Chi avrebbe immaginato che il 2022 sarebbe iniziato con la guerra in Ucraina che, facendo somma con gli strascichi dell’emergenza sanitaria dettata dal Covid 19, avrebbe complicato la catena della produzione automotive in Italia (e non solo)? A questo si aggiunge anche la crisi dei microchip, già intralcio in un settore che veniva da tempi difficili!
Scenari automotive 2022
Insomma, gli scenari prospettati in questo primo trimestre del 2022 non sono dei più rosei per il mondo della produzione auto.
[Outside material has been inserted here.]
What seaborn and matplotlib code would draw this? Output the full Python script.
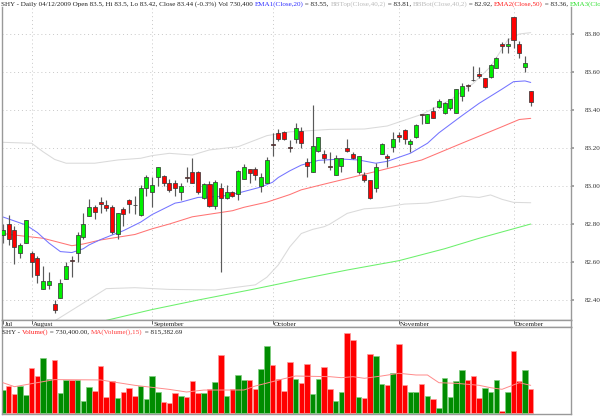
import numpy as np
import pandas as pd
import matplotlib
matplotlib.use("Agg")
import matplotlib.pyplot as plt
import matplotlib.transforms as mtransforms
import seaborn as sns

# --- values (SHY daily, 27 Jul - 4 Dec 2009) ---
opens = [82.74, 82.80, 82.77, 82.65, 82.70, 82.65, 82.62, 82.46, 82.48, 82.38,
         82.41, 82.51, 82.61, 82.65, 82.73, 82.84, 82.89, 82.915, 82.90, 82.89,
         82.75, 82.88, 82.925, 82.902, 82.845, 82.99, 82.97, 83.045, 83.055, 83.017,
         83.015, 82.967, 83.047, 83.075, 83.075, 82.935, 83.01, 82.895, 82.988, 82.935,
         82.967, 82.956, 83.037, 83.088, 83.088, 83.00, 83.017, 83.222, 83.277, 83.285,
         83.207, 83.246, 83.289, 83.125, 83.075, 83.186, 83.167, 83.107, 83.058, 83.107,
         83.198, 83.167, 83.075, 83.058, 83.032, 82.988, 83.167, 83.16, 83.207, 83.268,
         83.295, 83.22, 83.26, 83.378, 83.33, 83.395, 83.417, 83.386, 83.409, 83.386,
         83.475, 83.53, 83.56, 83.588, 83.567, 83.575, 83.623, 83.747, 83.738, 83.888,
         83.747, 83.625, 83.50]
highs = [82.80, 82.85, 82.79, 82.70, 82.82, 82.66, 82.63, 82.58, 82.55, 82.40,
         82.51, 82.60, 82.63, 82.76, 82.86, 82.93, 82.90, 82.94, 82.925, 82.90,
         82.86, 82.89, 82.93, 82.945, 83.005, 83.06, 83.05, 83.10, 83.06, 83.037,
         83.03, 83.014, 83.10, 83.146, 83.08, 83.015, 83.026, 83.03, 83.014, 83.005,
         82.975, 83.085, 83.115, 83.09, 83.10, 83.07, 83.155, 83.28, 83.30, 83.29,
         83.24, 83.33, 83.312, 83.146, 83.426, 83.26, 83.19, 83.18, 83.163, 83.146,
         83.245, 83.18, 83.16, 83.075, 83.032, 83.12, 83.225, 83.167, 83.286, 83.286,
         83.30, 83.25, 83.325, 83.38, 83.38, 83.414, 83.456, 83.44, 83.456, 83.51,
         83.54, 83.535, 83.632, 83.628, 83.57, 83.64, 83.68, 83.76, 83.777, 83.888,
         83.765, 83.684, 83.50]
lows = [82.70, 82.69, 82.59, 82.62, 82.70, 82.52, 82.49, 82.46, 82.46, 82.33,
        82.41, 82.51, 82.52, 82.60, 82.72, 82.84, 82.825, 82.86, 82.87, 82.75,
        82.72, 82.79, 82.86, 82.855, 82.84, 82.95, 82.89, 83.00, 83.00, 82.97,
        82.95, 82.926, 83.02, 83.015, 82.96, 82.93, 82.89, 82.88, 82.545, 82.93,
        82.94, 82.926, 83.035, 83.015, 83.03, 82.97, 83.015, 83.16, 83.235, 83.24,
        83.18, 83.225, 83.198, 83.049, 83.075, 83.18, 83.12, 83.085, 83.058, 83.075,
        83.18, 83.14, 83.065, 83.022, 82.93, 82.97, 83.167, 83.10, 83.18, 83.233,
        83.22, 83.18, 83.255, 83.326, 83.33, 83.36, 83.41, 83.38, 83.40, 83.386,
        83.45, 83.50, 83.555, 83.567, 83.515, 83.57, 83.62, 83.70, 83.70, 83.728,
        83.672, 83.60, 83.42]
closes = [82.77, 82.72, 82.68, 82.69, 82.82, 82.60, 82.53, 82.50, 82.50, 82.35,
          82.49, 82.58, 82.605, 82.74, 82.80, 82.89, 82.865, 82.905, 82.885, 82.76,
          82.856, 82.855, 82.905, 82.898, 82.99, 83.045, 83.005, 83.10, 83.017, 82.98,
          82.99, 83.00, 83.043, 83.017, 82.967, 83.01, 82.895, 83.02, 82.935, 82.967,
          82.947, 83.08, 83.10, 83.067, 83.056, 83.046, 83.137, 83.218, 83.246, 83.246,
          83.20, 83.307, 83.228, 83.107, 83.211, 83.256, 83.146, 83.098, 83.146, 83.146,
          83.186, 83.146, 83.16, 83.032, 82.935, 83.098, 83.22, 83.146, 83.247, 83.26,
          83.246, 83.237, 83.32, 83.374, 83.377, 83.36, 83.447, 83.435, 83.456, 83.509,
          83.526, 83.526, 83.556, 83.58, 83.52, 83.637, 83.675, 83.738, 83.747, 83.768,
          83.698, 83.649, 83.44]
volume_k = [692, 802, 573, 819, 552, 1345, 1107, 1642, 1018, 1582,
            594, 989, 989, 989, 356, 781, 662, 1404, 493, 959,
            445, 623, 742, 523, 802, 416, 1099, 641, 335, 306,
            594, 514, 475, 968, 603, 612, 721, 929, 1731, 514,
            713, 1128, 980, 989, 721, 1315, 1989, 1434, 1027, 653,
            1514, 1009, 900, 1464, 564, 1018, 1366, 730, 356, 632,
            2375, 2167, 475, 454, 1752, 1692, 861, 840, 1196, 2049,
            831, 623, 632, 861, 505, 416, 166, 1048, 484, 950,
            1286, 989, 1107, 463, 760, 641, 989, 68, 641, 1841,
            968, 1286, 730]
# volume bar colour as shown (1 = green, 0 = red)
vol_up = [1, 0, 0, 1, 1, 0, 0, 1, 1, 0, 1, 1, 0, 1, 1, 1, 0, 0, 0, 0,
          1, 0, 0, 0, 1, 1, 1, 1, 0, 0, 0, 1, 0, 0, 0, 1, 0, 1, 0, 1,
          0, 1, 1, 0, 0, 1, 1, 0, 0, 0, 0, 1, 0, 0, 1, 1, 0, 0, 1, 1,
          0, 0, 1, 0, 0, 1, 1, 0, 1, 0, 0, 1, 1, 0, 1, 0, 1, 1, 1, 1,
          1, 0, 0, 0, 1, 1, 1, 0, 1, 0, 0, 1, 0]

ema20_idx = [1, 5, 7, 9, 11, 13, 15, 16, 18, 20, 22, 24, 25, 27, 28, 31, 32, 35, 39,
             42, 46, 48, 49, 51, 53, 56, 60, 63, 66, 68, 72, 75, 77, 81, 84, 88, 90, 92, 93]
ema20_val = [82.837, 82.795, 82.755, 82.70, 82.655, 82.650, 82.670, 82.69, 82.718, 82.742,
             82.765, 82.795, 82.81, 82.85, 82.865, 82.91, 82.915, 82.94, 82.945, 82.963,
             82.995, 83.02, 83.045, 83.08, 83.11, 83.135, 83.142, 83.137, 83.12, 83.13,
             83.172, 83.225, 83.28, 83.37, 83.435, 83.51, 83.549, 83.553, 83.545]
ema50_idx = [1, 3, 8, 13, 15, 18, 24, 27, 30, 34, 41, 43, 47, 51, 53, 57, 60, 67, 74,
             81, 88, 91, 93]
ema50_val = [82.75, 82.742, 82.725, 82.686, 82.695, 82.716, 82.745, 82.775, 82.80, 82.838,
             82.87, 82.888, 82.915, 82.955, 82.98, 83.01, 83.032, 83.084, 83.137, 83.225,
             83.312, 83.35, 83.356]
ema3_idx = [19, 27, 35, 44, 49, 53, 61, 70, 78, 84, 93]
ema3_val = [82.293, 82.35, 82.40, 82.453, 82.484, 82.51, 82.558, 82.607, 82.67, 82.725, 82.80]
bbtop_idx = [1, 6, 8, 10, 12, 17, 21, 25, 27, 30, 34, 37, 42, 47, 51, 58, 64, 68, 74,
             79, 83, 86, 89, 91, 93]
bbtop_val = [83.23, 83.225, 83.18, 83.14, 83.12, 83.12, 83.137, 83.146, 83.16, 83.172,
             83.163, 83.19, 83.207, 83.265, 83.285, 83.298, 83.30, 83.316, 83.377, 83.453,
             83.54, 83.628, 83.768, 83.80, 83.807]
bbbot_idx = [10, 15, 19, 24, 30, 38, 45, 47, 49, 51, 53, 55, 57, 58, 61, 64, 67, 71, 75,
             78, 81, 84, 86, 88, 90, 93]
bbbot_val = [82.29, 82.384, 82.46, 82.465, 82.456, 82.453, 82.48, 82.52, 82.585, 82.68,
             82.75, 82.772, 82.786, 82.80, 82.856, 82.88, 82.886, 82.905, 82.91, 82.926,
             82.947, 82.94, 82.953, 82.93, 82.914, 82.912]
volma_idx = [1, 3, 10, 18, 24, 30, 33, 36, 43, 45, 50, 52, 58, 60, 62, 64, 67, 70, 73,
             75, 77, 80, 84, 86, 88, 91, 93]
volma_val = [908, 790, 1000, 990, 830, 710, 632, 690, 692, 810, 1027, 1107, 1087, 1057,
             1087, 1039, 1107, 1188, 1137, 1137, 908, 890, 831, 760, 712, 908, 830]

month_names = ['Jul', 'August', 'September', 'October', 'November', 'December']
month_idx = [1, 6, 27, 48, 70, 90]
price_ticks = [82.40, 82.60, 82.80, 83.00, 83.20, 83.40, 83.60, 83.80]

title_parts = [
    ("SHY - Daily 04/12/2009 Open 83.5, Hi 83.5, Lo 83.42, Close 83.44 (-0.3%) Vol 730,400 ", '#222222'),
    ("EMA1(Close,20)", '#3030ff'), (" = 83.55, ", '#222222'),
    ("BBTop(Close,40,2)", '#bbbbbb'), (" = 83.81, ", '#222222'),
    ("BBBot(Close,40,2)", '#bbbbbb'), (" = 82.92, ", '#222222'),
    ("EMA2(Close,50)", '#ff2020'), (" = 83.36, ", '#222222'),
    ("EMA3(Close,200)", '#30e030'), (" = 82.80", '#222222'),
]
vol_title_parts = [
    ("SHY - ", '#222222'), ("Volume()", '#ff2020'), (" = 730,400.00, ", '#222222'),
    ("MA(Volume(),15)", '#ff4040'), (" = 815,382.69", '#222222'),
]

# --- figure layout (pixel based) ---
W, H = 600, 416
sns.set_theme(style="white")
plt.rcParams['font.family'] = ['Liberation Serif', 'DejaVu Serif']
FS = 5.1

fig = plt.figure(figsize=(W / 100, H / 100), dpi=100)
fig.patch.set_facecolor('white')

def px_axes(x0, y0, x1, y1):
    return fig.add_axes([x0 / W, 1 - y1 / H, (x1 - x0) / W, (y1 - y0) / H])

ax = px_axes(2, 7, 571, 320)
ax_d = px_axes(2, 320, 571, 327)
ax_v = px_axes(2, 327, 571, 414)

step = 5.736
xmin = 1 - 1 / step
xmax = 1 + 568 / step
for a in (ax, ax_d, ax_v):
    a.set_xlim(xmin, xmax)
    a.set_facecolor('white')
    for s in a.spines.values():
        s.set_color('#999999')
        s.set_linewidth(1.0)

n = np.arange(1, len(closes) + 1)
o = np.array(opens)
c = np.array(closes)
up = c >= o

# --- price panel ---
ax.set_ylim(82.295, 83.942)
ax.spines['top'].set_visible(False)
ax.set_yticks(price_ticks)
ax.set_yticklabels([f"{t:.2f}" for t in price_ticks])
ax.yaxis.tick_right()
ax.tick_params(axis='y', length=2, pad=8, labelsize=FS, colors='#999999', labelcolor='#333333')
ax.set_xticks([])
ax.grid(axis='y', linestyle=(0, (1, 3)), color='#c8c8c8', linewidth=0.7)
for m in month_idx[1:]:
    ax.axvline(m, linestyle=(0, (1, 3)), color='#c8c8c8', linewidth=0.7, zorder=0)

line_style = dict(ax=ax, estimator=None, sort=False, linewidth=0.75, zorder=1.5)
sns.lineplot(x=bbtop_idx, y=bbtop_val, color='#dadada', **line_style)
sns.lineplot(x=bbbot_idx, y=bbbot_val, color='#dadada', **line_style)
sns.lineplot(x=ema3_idx, y=ema3_val, color='#6cf06c', **line_style)
sns.lineplot(x=ema50_idx, y=ema50_val, color='#ff7474', **line_style)
sns.lineplot(x=ema20_idx, y=ema20_val, color='#7474ff', **line_style)

ax.vlines(n, lows, highs, color='#5a5a5a', linewidth=0.85, zorder=2)
body_bottom = np.minimum(o, c)
body_h = np.maximum(np.abs(c - o), 0.0015)
ax.bar(n, body_h, bottom=body_bottom, width=0.7,
       color=np.where(up, '#00f000', '#ff0000'), edgecolor='#3a3a3a',
       linewidth=0.55, zorder=3)
ax.set_xlabel('')
ax.set_ylabel('')

# --- date strip ---
ax_d.set_ylim(0, 1)
ax_d.set_yticks([])
ax_d.set_xticks(month_idx)
ax_d.tick_params(axis='x', direction='in', length=3, width=0.7, color='#666666',
                 top=True, bottom=False, labelbottom=False)
trans_d = mtransforms.blended_transform_factory(ax_d.transData, ax_d.transAxes)
for m, name in zip(month_idx, month_names):
    ax_d.text(m + 0.25, 0.35, name, transform=trans_d, fontsize=FS,
              color='#222222', ha='left', va='center')

# --- volume panel ---
ax_v.set_ylim(-21, 2562)
ax_v.set_xticks([])
ax_v.set_yticks([])
vu = np.array(vol_up) == 1
vol_col = np.where(vu, '#008c00', '#ff0000')
vol_edge = np.where(vu, '#7fcf7f', '#ff9a9a')
ax_v.bar(n, volume_k, width=0.96, color=vol_col, edgecolor=vol_edge, linewidth=0.5, zorder=2)
sns.lineplot(x=volma_idx, y=volma_val, ax=ax_v, color='#ff8a8a', linewidth=0.7,
             estimator=None, sort=False, zorder=3)
ax_v.set_xlabel('')
ax_v.set_ylabel('')

# --- multi-coloured header texts ---
fig.canvas.draw()
renderer = fig.canvas.get_renderer()

def header(x_px, y_px, parts):
    x = x_px
    for s, col in parts:
        t = fig.text(x / W, 1 - y_px / H, s, color=col, fontsize=FS,
                     ha='left', va='center')
        x += t.get_window_extent(renderer).width

header(1, 4, title_parts)
header(2, 332, vol_title_parts)

fig.savefig('out.png', dpi=100, facecolor='white')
Ce lo racconta S&P Global Mobility che ha calcolato che la guerra contribuirà ad una contrazione di produzione auto nel mondo di circa 2,6 milioni di unità. Infatti, la guerra in Ucraina ha ulteriormente aggravato una situazione già difficile, causando problemi logistici e di approvvigionamento.
Vi riportiamo integralmente alcuni dati
“La società di ricerca automobilistica – S&P Global Mobility – ha abbassato le sue previsioni di produzione globale di veicoli leggeri per il 2022 e il 2023 di 2,6 milioni di unità, a 81,6 milioni per il 2022 e 88,5 milioni di unità per il 2023. … Le cause, spiega la ricerca, sono in primo luogo che il conflitto ha causato problemi logistici e di catena di approvvigionamento e carenze di componenti critici del veicolo. In particolare, molte case automobilistiche si riforniscono di cablaggi, che sono usati nei veicoli per l’energia elettrica e la comunicazione tra le parti, dall’Ucraina. … S&P ha tagliato di 1,7 milioni di unità le sue previsioni per l’Europa, di cui uno per via della guerra, il resto dovuti a carenze di parti che coinvolgono chip e cablaggi causati dalla guerra. Meglio andrà nel Nord America, dove S&P prevede un calo della produzione di 480.000 unità per il 2022 e di 549.000 unità per il 2023. Circa il 45% dei cablaggi costruiti in Ucraina sono normalmente esportati in Germania e Polonia, dato che mette sotto pressione soprattutto le case automobilistiche tedesche. … Volkswagen e BMW sono state tra le più colpite dall’invasione russa dell’Ucraina… ”
Nel caso di Volkswagen, stiamo assistendo al tentativo in corsa di spostare parte della produzione fuori dall’Europa, nei territori del Nord America e della Cina, proprio per rispondere alle interruzioni della catena di approvvigionamento legate alla guerra.